**Input for this task**
>>>>
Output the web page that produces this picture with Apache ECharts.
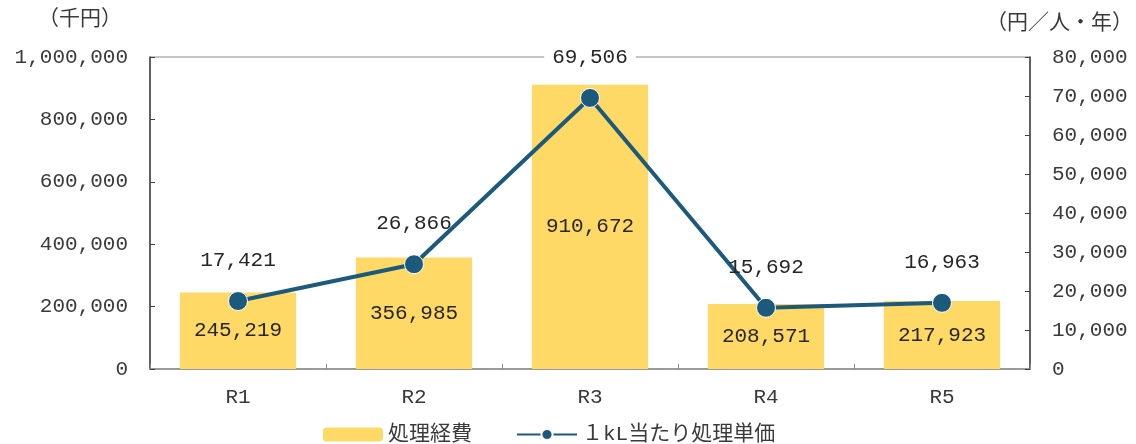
<!DOCTYPE html>
<html>
<head>
<meta charset="utf-8">
<script src="https://cdn.jsdelivr.net/npm/echarts@6/dist/echarts.min.js"></script>
<style>
  html, body { margin: 0; padding: 0; background: #fff; }
  #chart { width: 1136px; height: 444px; }
</style>
</head>
<body>
<div id="chart"></div>
<script>
// 年度別の処理経費（千円）と 1kL 当たり処理単価（円/人・年）
const categories = ['R1', 'R2', 'R3', 'R4', 'R5'];
const costValues = [245219, 356985, 910672, 208571, 217923];
const unitPriceValues = [17421, 26866, 69506, 15692, 16963];
const leftTicks = { min: 0, max: 1000000, interval: 200000 };
const rightTicks = { min: 0, max: 80000, interval: 10000 };

const FONT = '"Liberation Mono", "Noto Sans CJK JP", monospace';
const TEXT = '#3a3a3a';
const SIZE = 21;
const fmt = v => Number(v).toLocaleString('en-US');

// The unit-price label that sits on the top border gets a white backing
const priceData = unitPriceValues.map((v, i) => {
  const item = { value: v };
  if (v / rightTicks.max > 0.8) {
    item.label = { backgroundColor: '#ffffff', padding: [0, 8] };
  }
  return item;
});

const chart = echarts.init(document.getElementById('chart'), null, { renderer: 'canvas' });

chart.setOption({
  animation: false,
  textStyle: { fontFamily: FONT, color: TEXT },
  grid: {
    left: 150, right: 106, top: 57, bottom: 75,
    show: true, borderWidth: 1, borderColor: '#8c8c8c', backgroundColor: 'transparent'
  },
  legend: {
    left: 318, top: 419,
    itemWidth: 60, itemHeight: 14, itemGap: 44,
    textStyle: { fontFamily: FONT, fontSize: SIZE, color: TEXT },
    data: ['処理経費', '１kL当たり処理単価']
  },
  graphic: [
    { type: 'text', left: 38, top: 9, style: { text: '（千円）', font: SIZE + 'px ' + FONT, fill: TEXT } },
    { type: 'text', left: 986, top: 13, style: { text: '（円／人・年）', font: SIZE + 'px ' + FONT, fill: TEXT } }
  ],
  xAxis: {
    type: 'category',
    data: categories,
    boundaryGap: true,
    axisLine: { lineStyle: { color: '#8c8c8c', width: 1.5 } },
    axisTick: { show: true, inside: true, length: 5, lineStyle: { color: '#8c8c8c' } },
    axisLabel: { fontSize: SIZE, color: TEXT, margin: 18, fontFamily: FONT }
  },
  yAxis: [
    {
      type: 'value',
      min: leftTicks.min, max: leftTicks.max, interval: leftTicks.interval,
      axisLine: { show: true, lineStyle: { color: '#404040', width: 1.5 } },
      axisTick: { show: true, inside: true, length: 5, lineStyle: { color: '#404040' } },
      splitLine: { show: false },
      axisLabel: { fontSize: SIZE, color: TEXT, margin: 22, fontFamily: FONT, formatter: fmt }
    },
    {
      type: 'value',
      min: rightTicks.min, max: rightTicks.max, interval: rightTicks.interval,
      axisLine: { show: true, lineStyle: { color: '#404040', width: 1.5 } },
      axisTick: { show: true, inside: true, length: 5, lineStyle: { color: '#404040' } },
      splitLine: { show: false },
      axisLabel: { fontSize: SIZE, color: TEXT, margin: 22, fontFamily: FONT, formatter: fmt }
    }
  ],
  series: [
    {
      name: '処理経費',
      type: 'bar',
      yAxisIndex: 0,
      data: costValues,
      barWidth: '66%',
      itemStyle: { color: '#FFD966' },
      label: {
        show: true, position: 'inside',
        fontSize: SIZE, color: '#262626', fontFamily: FONT,
        formatter: p => fmt(p.value)
      }
    },
    {
      name: '１kL当たり処理単価',
      type: 'line',
      yAxisIndex: 1,
      data: priceData,
      symbol: 'circle',
      symbolSize: 19,
      lineStyle: { color: '#1B5A7D', width: 4 },
      itemStyle: { color: '#1B5A7D', borderColor: '#ffffff', borderWidth: 1 },
      label: {
        show: true, position: 'top', distance: 20,
        fontSize: SIZE, color: '#262626', fontFamily: FONT,
        formatter: p => fmt(p.value)
      },
      z: 5
    }
  ]
});
</script>
</body>
</html>
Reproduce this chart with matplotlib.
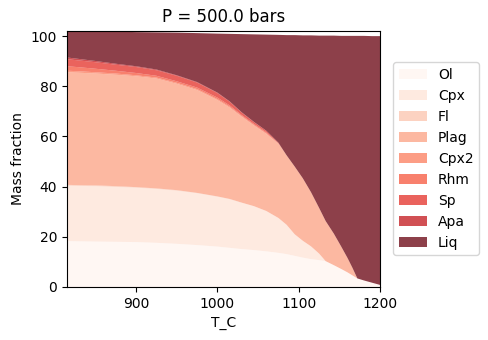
import numpy as np
import matplotlib
matplotlib.use("Agg")
import matplotlib.pyplot as plt

T_C = [815, 830, 850, 875, 900, 925, 950, 975, 1000, 1015, 1030, 1045, 1060, 1075,
       1085, 1095, 1105, 1115, 1125, 1133, 1143, 1152, 1160, 1166, 1172, 1180, 1190, 1200]

Ol = [18.3, 18.2, 18.1, 18.0, 17.9, 17.6, 17.2, 16.7, 16.1, 15.6, 15.1, 14.7, 14.2, 13.6,
      13.1, 12.4, 11.7, 11.1, 10.7, 10.3, 8.7, 7.2, 5.8, 4.6, 3.4, 2.6, 1.7, 0.8]
Cpx = [22.1, 22.1, 22.1, 21.9, 21.7, 21.5, 21.2, 20.7, 19.9, 19.4, 18.5, 17.5, 16.1, 13.9,
       11.7, 8.6, 6.7, 5.1, 2.6, 0, 0, 0, 0, 0, 0, 0, 0, 0]
Fl = [0.3, 0.3, 0.3, 0.3, 0.2, 0.2, 0.2, 0.1, 0.1, 0.1, 0, 0, 0, 0,
      0, 0, 0, 0, 0, 0, 0, 0, 0, 0, 0, 0, 0, 0]
Plag = [44.9, 44.8, 44.6, 44.4, 44.2, 43.8, 42.4, 41.0, 38.4, 36.4, 34.2, 32.1, 30.7, 29.5,
        27.7, 27.0, 24.9, 21.6, 18.2, 16.0, 12.6, 9.0, 5.7, 3.0, 0, 0, 0, 0]
Cpx2 = [0.6, 0.6, 0.5, 0.5, 0.4, 0.4, 0.4, 0.4, 0.4, 0.4, 0.3, 0.3, 0.3, 0.2,
        0, 0, 0, 0, 0, 0, 0, 0, 0, 0, 0, 0, 0, 0]
Rhm = [1.8, 1.6, 1.4, 1.1, 0.9, 0.7, 0.6, 0.6, 0.6, 0.5, 0.4, 0.4, 0.4, 0.2,
       0, 0, 0, 0, 0, 0, 0, 0, 0, 0, 0, 0, 0, 0]
Sp = [2.8, 2.7, 2.6, 2.4, 2.4, 2.2, 2.2, 2.0, 1.8, 1.5, 1.0, 0.7, 0.6, 0.1,
      0, 0, 0, 0, 0, 0, 0, 0, 0, 0, 0, 0, 0, 0]
Apa = [0.7, 0.6, 0.5, 0.4, 0.3, 0.3, 0.2, 0.2, 0.2, 0.1, 0.1, 0.1, 0, 0,
       0, 0, 0, 0, 0, 0, 0, 0, 0, 0, 0, 0, 0, 0]
Liq = [10.7, 11.2, 11.9, 12.8, 13.6, 14.8, 17.0, 19.5, 23.5, 26.9, 31.2, 34.9, 38.3, 43.0,
       47.9, 52.4, 57.0, 62.5, 68.7, 73.9, 78.9, 83.9, 88.6, 92.5, 96.7, 97.5, 98.3, 99.2]

phase_names = ["Ol", "Cpx", "Fl", "Plag", "Cpx2", "Rhm", "Sp", "Apa", "Liq"]
series = [Ol, Cpx, Fl, Plag, Cpx2, Rhm, Sp, Apa, Liq]
cmap_positions = [0, 1/9, 2/9, 3/9, 4/9, 5/9, 6/9, 7/9, 1.0]

fig = plt.figure(figsize=(4.88, 3.40), dpi=100)
ax = fig.add_axes([0.137, 0.156, 0.642, 0.754])
colors = plt.cm.Reds(cmap_positions)
ax.stackplot(T_C, *series, labels=phase_names, colors=colors, alpha=0.75, linewidth=0)

totals = np.sum(np.array(series), axis=0)
ax.set_xlim(min(T_C), max(T_C))
ax.set_ylim(0, totals.max())
ax.set_xticks([900, 1000, 1100, 1200])
ax.set_yticks([0, 20, 40, 60, 80, 100])
ax.set_xlabel("T_C")
ax.set_ylabel("Mass fraction")
ax.set_title("P = 500.0 bars")
ax.legend(loc="center left", bbox_to_anchor=(1.02, 0.5))

fig.savefig("out.png", dpi=100)
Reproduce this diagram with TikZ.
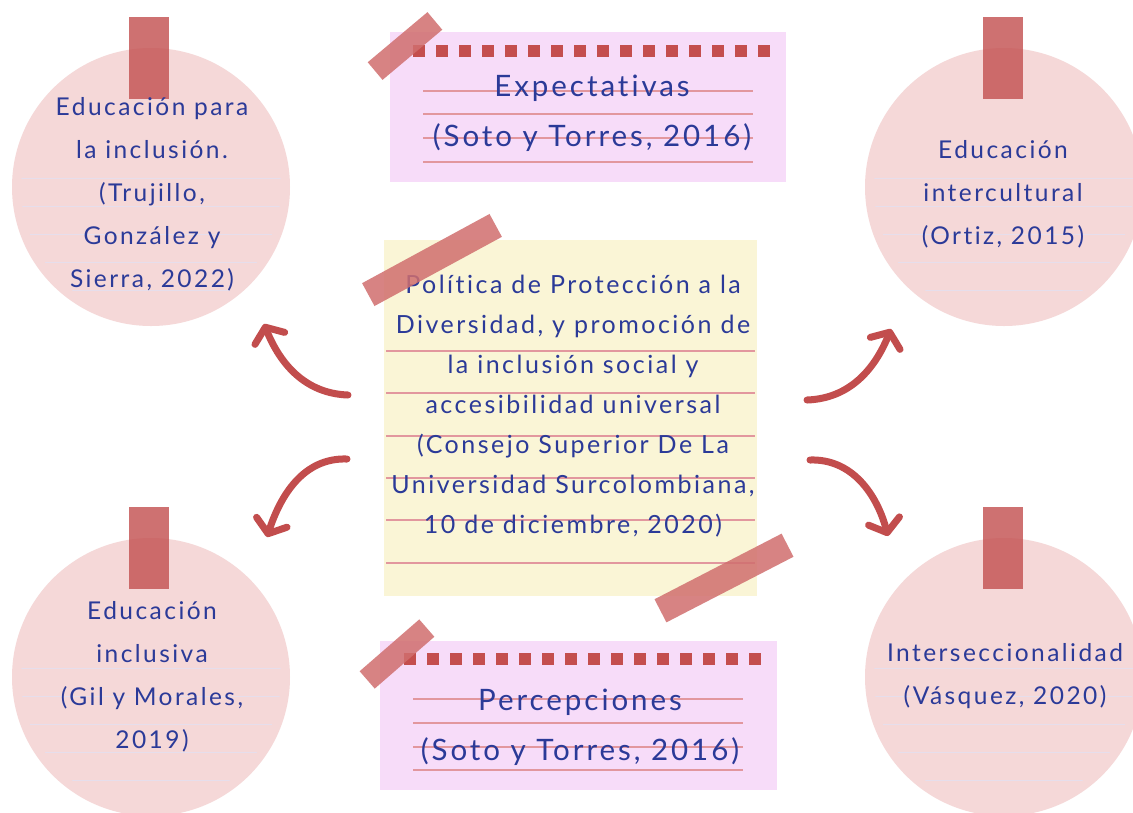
\documentclass[tikz,border=0pt]{standalone}
\usepackage{fontspec}
\setmainfont{Lato}[LetterSpace=10, Ligatures={NoCommon}]
\usetikzlibrary{arrows.meta}
\definecolor{circfill}{HTML}{F5D8D8}
\definecolor{circline}{HTML}{E6DEEC}
\definecolor{tapered}{HTML}{C45252}
\definecolor{tapelight}{HTML}{D06E6E}
\definecolor{notepink}{HTML}{F7DCF9}
\definecolor{noteyellow}{HTML}{FAF5D6}
\definecolor{ruled}{HTML}{E2979E}
\definecolor{sqred}{HTML}{C44E4E}
\definecolor{arrowred}{HTML}{C24D4D}
\definecolor{inkblue}{HTML}{2B3A98}
\tikzset{
  circnote/.style={circle, fill=circfill, minimum size=278pt, inner sep=0pt},
  circtape/.style={fill=tapered, fill opacity=0.82},
  notetape/.style={rectangle, fill=tapelight, fill opacity=0.85, inner sep=0pt},
  ruledline/.style={draw=ruled, line width=1.2pt},
  circruled/.style={draw=circline, line width=1pt},
  sq/.style={fill=sqred},
  circtext/.style={text=inkblue, align=center, font=\fontsize{24.5}{43}\selectfont},
  notetext/.style={text=inkblue, align=center, font=\fontsize{29.5}{50}\selectfont},
  centertext/.style={text=inkblue, align=center, font=\fontsize{25}{40}\selectfont},
  bigarrow/.style={draw=arrowred, line width=7pt, line cap=round,
    -{Straight Barb[length=12pt,width=32pt,line cap=round,line join=round]}},
}
\begin{document}
\begin{tikzpicture}[x=1pt,y=1pt]
\useasboundingbox (0,0) rectangle (1133,-812);
\fill[white] (0,0) rectangle (1133,-812);

% ---------- circles ----------
\foreach \nm/\cx/\cy in {ctl/151/187, ctr/1004/187, cbl/151/677, cbr/1004/677}{
  \node[circnote] (\nm) at (\cx,-\cy) {};
  \begin{scope}
    \clip (\cx,-\cy) circle (130);
    \foreach \d in {-9,19,47,75,103}{
      \draw[circruled] (\cx-140,-\cy-\d) -- (\cx+140,-\cy-\d);
    }
  \end{scope}
}
% tapes on circles
\fill[circtape] (129,-17) rectangle (169,-99);
\fill[circtape] (983,-17) rectangle (1023,-99);
\fill[circtape] (129,-507) rectangle (169,-589);
\fill[circtape] (983,-507) rectangle (1023,-589);

% circle texts
\node[circtext] (ttl) at (152,-194) {Educación para\\la inclusión.\\(Trujillo,\\González y\\Sierra, 2022)};
\node[circtext] (ttr) at (1003,-194) {Educación\\intercultural\\(Ortiz, 2015)};
\node[circtext] (tbl) at (152,-677) {Educación\\inclusiva\\(Gil y Morales,\\2019)};
\node[circtext] (tbr) at (1005,-676) {Interseccionalidad\\(Vásquez, 2020)};

% ---------- top note ----------
\fill[notepink] (390,-32) rectangle (786,-182);
\foreach \i in {0,...,15}{
  \fill[sq] (413+23*\i,-45) rectangle (425+23*\i,-57);
}
\foreach \yy in {91,114,138,162}{
  \draw[ruledline] (423,-\yy) -- (753,-\yy);
}
\node[notetext] (exp) at (592,-113) {Expectativas\\(Soto y Torres, 2016)};
\node[notetape, minimum width=78pt, minimum height=23pt, rotate=40] (tapeA) at (405,-46) {};

% ---------- bottom note ----------
\fill[notepink] (380,-641) rectangle (777,-790);
\foreach \i in {0,...,15}{
  \fill[sq] (404+23*\i,-653) rectangle (416+23*\i,-665);
}
\foreach \yy in {699,723,747,770}{
  \draw[ruledline] (413,-\yy) -- (743,-\yy);
}
\node[notetext] (per) at (580,-727) {Percepciones\\(Soto y Torres, 2016)};
\node[notetape, minimum width=79pt, minimum height=23pt, rotate=41] (tapeB) at (397,-654) {};

% ---------- center note ----------
\fill[noteyellow] (384,-240) rectangle (757,-596);
\foreach \yy in {351,393,436,478,520,563}{
  \draw[ruledline] (386,-\yy) -- (755,-\yy);
}
\node[centertext] (ctrtext) at (573,-406) {Política de Protección a la\\Diversidad, y promoción de\\la inclusión social y\\accesibilidad universal\\(Consejo Superior De La\\Universidad Surcolombiana,\\10 de diciembre, 2020)};
\node[notetape, minimum width=145pt, minimum height=26pt, rotate=28.5] (tapeC) at (432,-260) {};
\node[notetape, minimum width=143pt, minimum height=26pt, rotate=27.3] (tapeD) at (724,-578) {};

% ---------- arrows ----------
\coordinate (a1s) at (348,-395); \coordinate (a1e) at (264,-324);
\coordinate (a2s) at (347,-459); \coordinate (a2e) at (267,-537);
\coordinate (a3s) at (807,-400); \coordinate (a3e) at (891,-329);
\coordinate (a4s) at (810,-460); \coordinate (a4e) at (888,-536);
\draw[bigarrow] (a1s) to[out=178,in=-68] (a1e);
\draw[bigarrow] (a2s) to[out=178,in=72] (a2e);
\draw[bigarrow] (a3s) to[out=2,in=-112] (a3e);
\draw[bigarrow] (a4s) to[out=2,in=105] (a4e);
\end{tikzpicture}
\end{document}
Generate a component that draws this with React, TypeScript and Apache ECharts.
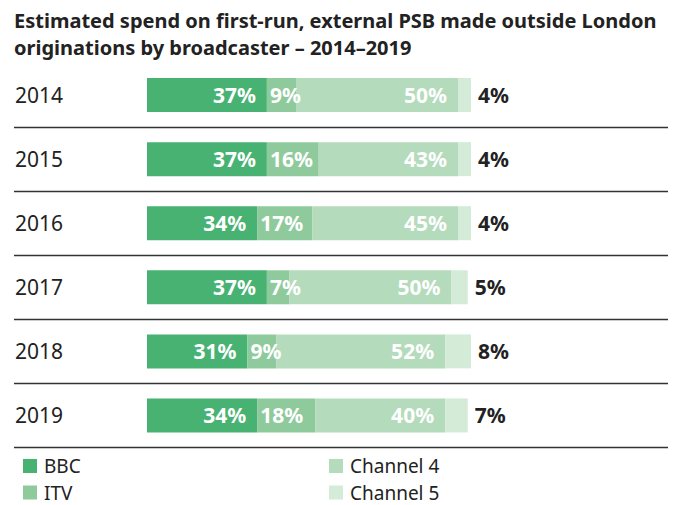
import React, { useEffect, useRef } from "react";
import * as echarts from "echarts";

const years = ["2014", "2015", "2016", "2017", "2018", "2019"];
const bbc = [37, 37, 34, 37, 31, 34];
const itv = [9, 16, 17, 7, 9, 18];
const channel4 = [50, 43, 45, 50, 52, 40];
const channel5 = [4, 4, 4, 5, 8, 7];

const seriesNames = ["BBC", "ITV", "Channel 4", "Channel 5"];
const colors = ["#48b273", "#8fca9c", "#b4dbbb", "#d4ebd8"];
const titleLines = [
  "Estimated spend on first-run, external PSB made outside London",
  "originations by broadcaster – 2014–2019",
];

const FONT = "Noto Sans";
const DARK = "#222222";

export default function App() {
  const ref = useRef<HTMLDivElement>(null);
  useEffect(() => {
    if (!ref.current) return;
    const chart = echarts.init(ref.current, undefined, { renderer: "svg" });
    const whiteLabel = (pos: string, dist: number) => ({
      show: true,
      position: pos,
      distance: dist,
      formatter: "{c}%",
      color: "#ffffff",
      fontWeight: "bold",
      fontSize: 21,
      fontFamily: FONT,
    });
    const data = [bbc, itv, channel4, channel5];
    const labels = [
      whiteLabel("insideRight", 11),
      whiteLabel("insideLeft", 3),
      whiteLabel("insideRight", 11),
      {
        show: true,
        position: "right",
        distance: 7,
        formatter: "{c}%",
        color: DARK,
        fontWeight: "bold",
        fontSize: 21,
        fontFamily: FONT,
      },
    ];
    const legendText = {
      fontFamily: FONT,
      fontSize: 19,
      lineHeight: 18,
      color: DARK,
      padding: [0, 0, 0, 2],
    };
    const legendPos = [
      { left: 23, top: 456.5 },
      { left: 23, top: 483 },
      { left: 329, top: 456.5 },
      { left: 329, top: 483 },
    ];
    chart.setOption({
      animation: false,
      color: colors,
      title: titleLines.map((t, i) => ({
        text: t,
        left: 14,
        top: 8.5 + i * 27.3,
        padding: 0,
        textStyle: {
          fontFamily: FONT,
          fontWeight: "bold",
          fontSize: 20,
          lineHeight: 23,
          color: DARK,
        },
      })),
      legend: seriesNames.map((name, i) => ({
        data: [name],
        ...legendPos[i],
        padding: 0,
        itemWidth: 14,
        itemHeight: 14,
        icon: "rect",
        textStyle: legendText,
      })),
      grid: { left: 14, right: 14, top: 63, bottom: 57.5, containLabel: false },
      xAxis: {
        type: "value",
        min: -41.05,
        max: 160.8,
        show: false,
      },
      yAxis: {
        type: "category",
        data: years,
        inverse: true,
        axisLine: { show: false },
        axisTick: { show: false },
        axisLabel: {
          align: "left",
          margin: -1,
          fontFamily: FONT,
          fontSize: 21,
          color: DARK,
        },
        splitLine: {
          show: true,
          interval: (index: number) => index !== 0,
          lineStyle: { color: "#333333", width: 1.3 },
        },
      },
      series: seriesNames.map((name, i) => ({
        name,
        type: "bar",
        stack: "total",
        barWidth: 34,
        data: data[i],
        label: labels[i],
        itemStyle: { color: colors[i] },
      })),
    });
    return () => chart.dispose();
  }, []);
  return (
    <div
      ref={ref}
      style={{ position: "fixed", left: 0, top: 0, width: 682, height: 505, background: "#fff" }}
    />
  );
}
<<<<
**What you should do**
Using the entries above, return each line in which the word "matplotlib" occurs.

**Reply to the exercise**
Reproduce this chart with matplotlib.
import matplotlib
matplotlib.use("Agg")
import matplotlib.pyplot as plt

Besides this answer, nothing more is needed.